28.5.13

Oblivion, Iron Man 3, and Visual Storytelling


Movies are like comfort food to me, and since I refuse to eat American fast food the whole time I'm abroad, I'm subbing in moving pictures. In Madrid, after an effort  much more involved than I care to admit, I found a movie theater. I sauntered up to the counter, mousy and nervous, and said "Oblìvìoñ" with all the phony Spanish affectation I could muster. 

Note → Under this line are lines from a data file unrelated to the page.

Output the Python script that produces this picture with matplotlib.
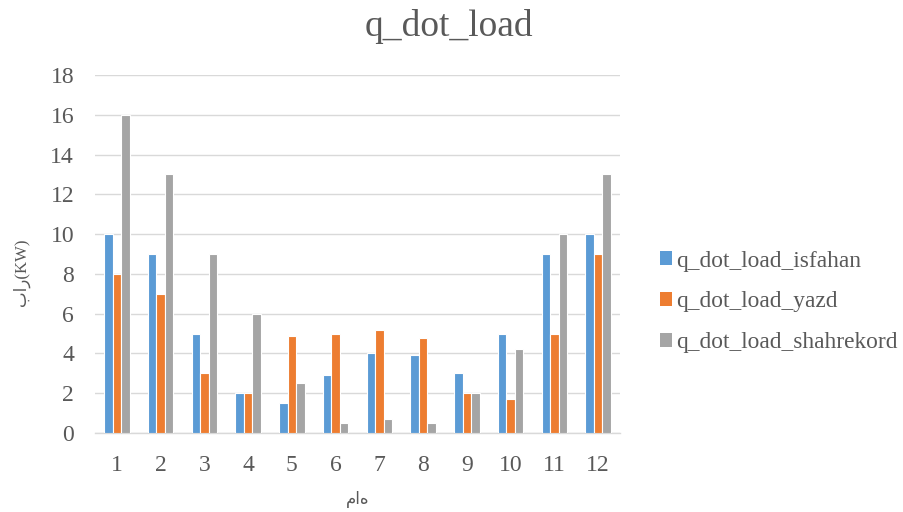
import matplotlib
matplotlib.use("Agg")
import matplotlib.pyplot as plt
import numpy as np
from matplotlib.patches import Patch

months = ["1", "2", "3", "4", "5", "6", "7", "8", "9", "10", "11", "12"]
isfahan = [10, 9, 5, 2, 1.5, 2.9, 4, 3.9, 3, 5, 9, 10]
yazd = [8, 7, 3, 2, 4.9, 5, 5.2, 4.8, 2, 1.7, 5, 9]
shahrekord = [16, 13, 9, 6, 2.5, 0.5, 0.7, 0.5, 2, 4.2, 10, 13]
series_names = ["q_dot_load_isfahan", "q_dot_load_yazd", "q_dot_load_shahrekord"]
colors = ["#5B9BD5", "#ED7D31", "#A5A5A5"]
title = "q_dot_load"
xlabel = "ماه"
ylabel = "بار(KW)"
yticks = [0, 2, 4, 6, 8, 10, 12, 14, 16, 18]

serif = ["Liberation Serif", "DejaVu Sans"]
plt.rcParams["font.family"] = serif
txt = "#595959"

fig = plt.figure(figsize=(9.04, 5.12), dpi=100)
ax = fig.add_axes([95 / 904, 1 - 433 / 512, (620 - 95) / 904, (433 - 75) / 512])

x = np.arange(len(months))
w = 1 / (3 + 2.19)
data = [isfahan, yazd, shahrekord]
for i, (vals, c, name) in enumerate(zip(data, colors, series_names)):
    ax.bar(x + (i - 1) * w, vals, width=w, color=c, edgecolor="white",
           linewidth=0.8, label=name, zorder=3)

ax.set_xlim(-0.5, len(months) - 0.5)
ax.set_ylim(0, 18)
ax.set_yticks(yticks)
ax.set_xticks(x)
ax.set_xticklabels(months)
ax.yaxis.grid(True, color="#D9D9D9", linewidth=1.0, zorder=0)
ax.set_axisbelow(True)
for s in ["top", "right", "left"]:
    ax.spines[s].set_visible(False)
ax.spines["bottom"].set_color("#D9D9D9")
ax.spines["bottom"].set_linewidth(1.0)
ax.tick_params(axis="both", length=0, labelsize=17, labelcolor=txt)
ax.tick_params(axis="x", pad=16)
ax.tick_params(axis="y", pad=15)

fig.text(449 / 904, 1 - 27 / 512, title, ha="center", va="center",
         fontsize=27, color=txt, family=serif)
fig.text(358 / 904, 1 - 500 / 512, xlabel, ha="center", va="center",
         fontsize=12, color=txt, family=serif)
fig.text(21 / 904, 1 - 272 / 512, ylabel, ha="center", va="center",
         rotation=90, fontsize=12, color=txt, family=serif)

handles = [Patch(facecolor=c, edgecolor="none") for c in colors]
leg = fig.legend(handles, series_names, loc="center left",
                 bbox_to_anchor=(648 / 904, 1 - 302 / 512), frameon=False,
                 fontsize=16.8, handlelength=0.55, handleheight=0.55,
                 handletextpad=0.15, labelspacing=0.85, borderpad=0)
for t in leg.get_texts():
    t.set_color(txt)

fig.savefig("out.png", dpi=100)
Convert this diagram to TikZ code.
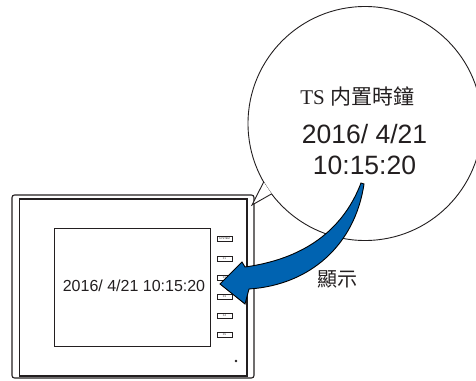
\documentclass[tikz,border=0pt]{standalone}
\usepackage{fontspec}
\setmainfont{Liberation Sans}
\newfontfamily\tsserif{Liberation Serif}
\newfontfamily\cjk{Noto Sans CJK TC}
\definecolor{arrowblue}{RGB}{0,99,177}
\definecolor{ink}{RGB}{35,31,32}
\begin{document}
\begin{tikzpicture}[x=1pt,y=-1pt,
  every node/.style={inner sep=0pt, outer sep=0pt, text=ink},
  panel/.style={draw=ink, line width=1.1pt, fill=white},
  fkey/.style={draw=ink, line width=0.6pt, minimum width=15pt, minimum height=4.5pt,
               font=\fontsize{2.6}{3}\selectfont},
  bubble/.style={circle, draw=ink, line width=0.9pt, fill=white, minimum size=234pt},
  bigarrow/.style={fill=arrowblue, draw=black, line width=0.9pt, line join=miter}]
\useasboundingbox (0,0) rectangle (476,380);

% touch panel housing
\node[panel, rounded corners=2.5pt, minimum width=242pt, minimum height=183pt] (bezel) at (133,286.5) {};
\node[panel, minimum width=227.5pt, minimum height=177pt] (inner) at (133.25,287.5) {};
\node[draw=ink, line width=0.9pt, minimum width=156pt, minimum height=118pt] (screen) at (132,287) {};
\node[font=\fontsize{16}{18}\selectfont] (clock) at (134,286) {2016/ 4/21 10:15:20};

% function keys
\node[fkey] (ksys) at (224.5,239) {SYSTEM};
\node[fkey] (kf1) at (224.5,259) {F1};
\node[fkey] (kf2) at (224.5,278) {F2};
\node[fkey] (kf3) at (224.5,297) {F3};
\node[fkey] (kf4) at (224.5,316) {F4};
\node[fkey] (kf5) at (224.5,335) {F5};
\fill[ink] (236,361) circle (1.3);

% speech bubble with its tail
\node[bubble] (bubble) at (365,123.5) {};
\coordinate (tailtip) at (252,205);
\fill[white] (bubble.210.75) -- (tailtip) -- (bubble.217.2) -- cycle;
\draw[ink, line width=0.9pt, line join=miter] (bubble.210.75) -- (tailtip) -- (bubble.217.2);

\node[font=\fontsize{21}{24}\selectfont] (title) at (357.5,96) {{\tsserif TS} {\cjk 内置時鐘}};
\node[font=\fontsize{26.5}{31}\selectfont, align=center] (stamp) at (364.5,150) {2016/ 4/21\\10:15:20};

% curved display arrow
\path[bigarrow] (361,183) .. controls (345,225) and (310,258) .. (245,267)
  -- (242,262) -- (220,284) -- (245,304) -- (249,289)
  .. controls (310,285) and (355,245) .. (364,184) -- cycle;

\node[font=\cjk\fontsize{20}{24}\selectfont] (show) at (337,279.5) {顯示};
\end{tikzpicture}
\end{document}
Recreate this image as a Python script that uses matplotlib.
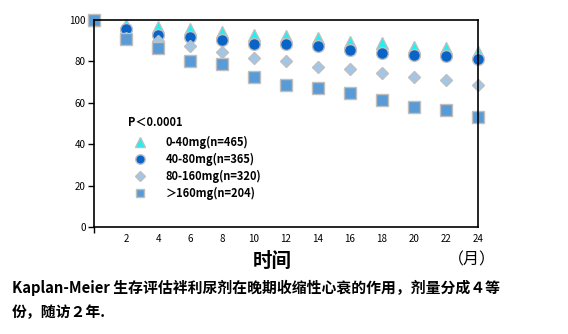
import matplotlib
matplotlib.use('Agg')
import matplotlib.pyplot as plt
import numpy as np

plt.rcParams['font.family'] = ['Noto Sans CJK SC', 'DejaVu Sans']

# 月份
months = [0, 2, 4, 6, 8, 10, 12, 14, 16, 18, 20, 22, 24]

# 各剂量组的生存率 (%)
surv_0_40 = [100, 97.6, 96.5, 95.8, 94.4, 92.8, 92.3, 91.5, 89.5, 89.0, 87.1, 86.3, 84.7]
surv_40_80 = [100, 95.5, 92.8, 91.6, 90.5, 88.6, 88.4, 87.3, 85.7, 84.2, 83.2, 82.5, 81.3]
surv_80_160 = [100, 91.5, 89.7, 87.3, 84.5, 81.5, 80.4, 77.1, 76.3, 74.4, 72.6, 70.9, 68.4]
surv_160 = [100, 90.7, 86.3, 80.0, 78.7, 72.6, 68.4, 67.0, 64.6, 61.5, 58.1, 56.4, 53.0]

labels = ['0-40mg(n=465)', '40-80mg(n=365)', '80-160mg(n=320)', '＞160mg(n=204)']
xtick_labels = [2, 4, 6, 8, 10, 12, 14, 16, 18, 20, 22, 24]
yticks = [0, 20, 40, 60, 80, 100]

fig = plt.figure(figsize=(5.68, 3.34), dpi=100)
ax = fig.add_axes([94/568, 1-227/334, 384/568, 207/334])

edge = '#bfbfbf'
ax.plot(months, surv_0_40, linestyle='none', marker='^', markersize=8.5, color='#22f0f0',
        markeredgecolor=edge, markeredgewidth=1, label=labels[0], clip_on=False)
ax.plot(months, surv_40_80, linestyle='none', marker='o', markersize=8.5, color='#0a64c8',
        markeredgecolor=edge, markeredgewidth=1, label=labels[1], clip_on=False)
ax.plot(months, surv_80_160, linestyle='none', marker='D', markersize=6.5, color='#a4c6e6',
        markeredgecolor=edge, markeredgewidth=1, label=labels[2], clip_on=False)
ax.plot(months, surv_160, linestyle='none', marker='s', markersize=8, color='#5b9bd5',
        markeredgecolor=edge, markeredgewidth=1, label=labels[3], clip_on=False)

ax.set_xlim(0, 24)
ax.set_ylim(0, 100)

# 刻度
ax.set_xticks(xtick_labels)
ax.set_xticklabels([str(v) for v in xtick_labels], fontsize=7)
ax.set_xticks([0, 4, 8, 12, 14, 24], minor=True)
ax.tick_params(axis='x', which='major', length=0, pad=5)
ax.tick_params(axis='x', which='minor', length=4, direction='out', width=1)
ax.set_yticks(yticks)
ax.set_yticklabels([str(v) for v in yticks], fontsize=7)
ax.tick_params(axis='y', length=4, direction='out', width=1, pad=2)

for s in ax.spines.values():
    s.set_linewidth(1.2)

# P值与图例
ax.text(0.088, 0.505, 'P＜0.0001', transform=ax.transAxes, fontsize=8,
        fontweight='bold', va='center', ha='left')
leg = ax.legend(loc='upper left', bbox_to_anchor=(0.105, 0.44), frameon=False,
                prop={'weight': 'bold', 'size': 8}, handlelength=1.0,
                handletextpad=1.8, labelspacing=0.35, borderpad=0, borderaxespad=0,
                markerscale=0.8)

fig.text(272/568, 1-261/334, '时间', fontsize=14, fontweight='bold', ha='center', va='center')
fig.text(472/568, 1-260/334, '（月）', fontsize=11.5, ha='center', va='center')

fig.text(12/568, 1-288/334, 'Kaplan-Meier 生存评估袢利尿剂在晚期收缩性心衰的作用，剂量分成４等',
         fontsize=10.7, fontweight='bold', ha='left', va='center')
fig.text(12/568, 1-312/334, '份，随访２年.', fontsize=10.7, fontweight='bold', ha='left', va='center')

fig.savefig('out.png', dpi=100)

"It's in Spanish," she replied. 

"Okay," I returned. I figured as much, but no English subtitles or anything? And how many prints in how many different languages are struck? How many Tom Cruises are out there speaking French and German and Japanese? And all of those voice actors for every character? What a logistical and financial nightmare. There has to be some Swedish dude walking around Hollywood with racks in his pocket because be can vocally emote in a culturally pleasing way. "Who me, baby? I'm the Scandinavian Morgan Freeman."

Oblivion is pretty good. Alex Jones has already seen it twice and says it's an, "anti-Globalist tour de force." If that blurb was on the movie poster, well, I think the box office returns would speak for themselves. Visually, the film is decadent. Like ocular candy, where it tickles the senses, it's about as substantive as a belly full of Jolly Ranchers. The most revealing aspect of the film was how digestible it was even in a foreign language. Good guys with their jaws and teeth drawn out with a T-square. Pretty assistants/live in girlfriends who push years of theatrical training out through their wet, doe eyes. "Bad Guys" in their always chic post-apocalyptic black complete with form fitted breast plates and helmets festooned with bird feathers (on a ruined earth? Whatever, who gives a shit). It was all so familiar, you even began to telegraph the plot points. When Tom Cruise's character, Jack, begins to piece together his memories--shot in black and white, get it?--you have equation enough to write in the sum on the other side of equals sign. Oblivion is a film I'm sure prides itself on its late second act pinch and some SciFi wrinkles to really challenge the viewer, but alas, there was nothing left in the stew pot to chew on the next day.

A couple of nights later in San Sebastián, trying to keep from wasting my money (well, ALL of my money) on pintxos and beer, I went to Iron Man 3. Again, it was the same experience. Tony Stark, more like Tony Snark! And by they way, Spaniards DO NOT think he's funny. I've committed Robert Downey Jr's facial ticks to memory, and when he was quipping at defcon panty drop, the crowd didn't even change their breathing patterns. But the film is Pepper Potts, whiz kid helpers, Don Cheadle, plus a whole cadre of enemies and the sortie of Iron Man suits to fight them. There is a snub at the beginning that sits on screen like Chekov's gun. There are grainy, jump cut videos sent in from The Mandarin--a terrorist and foil to Tony whose storyline is wonderfully satisfying--where the anti-American bombast practically writes itself.

Is the measure of these films the overall quality? Well, it's summer fare you purchase at the concession stand as much as you do the ticket window. Instead, are the greater merits of these pictures the production of something at the heart of cinema? In film school they call it visual storytelling. In screenwriting 101 they tell young writers, "Don't put anything in text you can't put directly on screen." These films contain a complete, engaging narrative someone could walk into the theater and enjoy without even speaking the language.

 It's hard for me to pull apart how much of my enculturation is enmeshed with my understanding of these films. Iron Man 3 is part of a franchise, and Oblivion is built on a number of well tread tropes, but I think it goes to when you take a toddler--the tabla not completely rasa--to the movies and they can recall the broad strokes of an animated film. Especially when it's something a'la Pixar and there is as much content for adults as children. 

Perhaps this quality should be a total insult to the Shane Black and Joseph Kosinski. Maybe their films are like a flip-book, asinine pictures set in motion to make dummies guffaw. I could be the living emblem of the perpetual dumbing down of summer blockbusters. Or, there is a compelling argument, this is a very pure kind of cinema.

I ran a list of films I might not understand with the sound off, or in a foreign language. Big movies, not your 2001's and quiet dramas and Terrence Malik films, and I couldn't come up with a clear cut winner. Maybe a Nolan film? Prometheus? Crank 2? And even if it is the case, is it really a higher form of film making? We've come along way, but the men from long ago who set a camera on a tripod knowing the images had to speak for them have rightfully etched their code on cinema's DNA.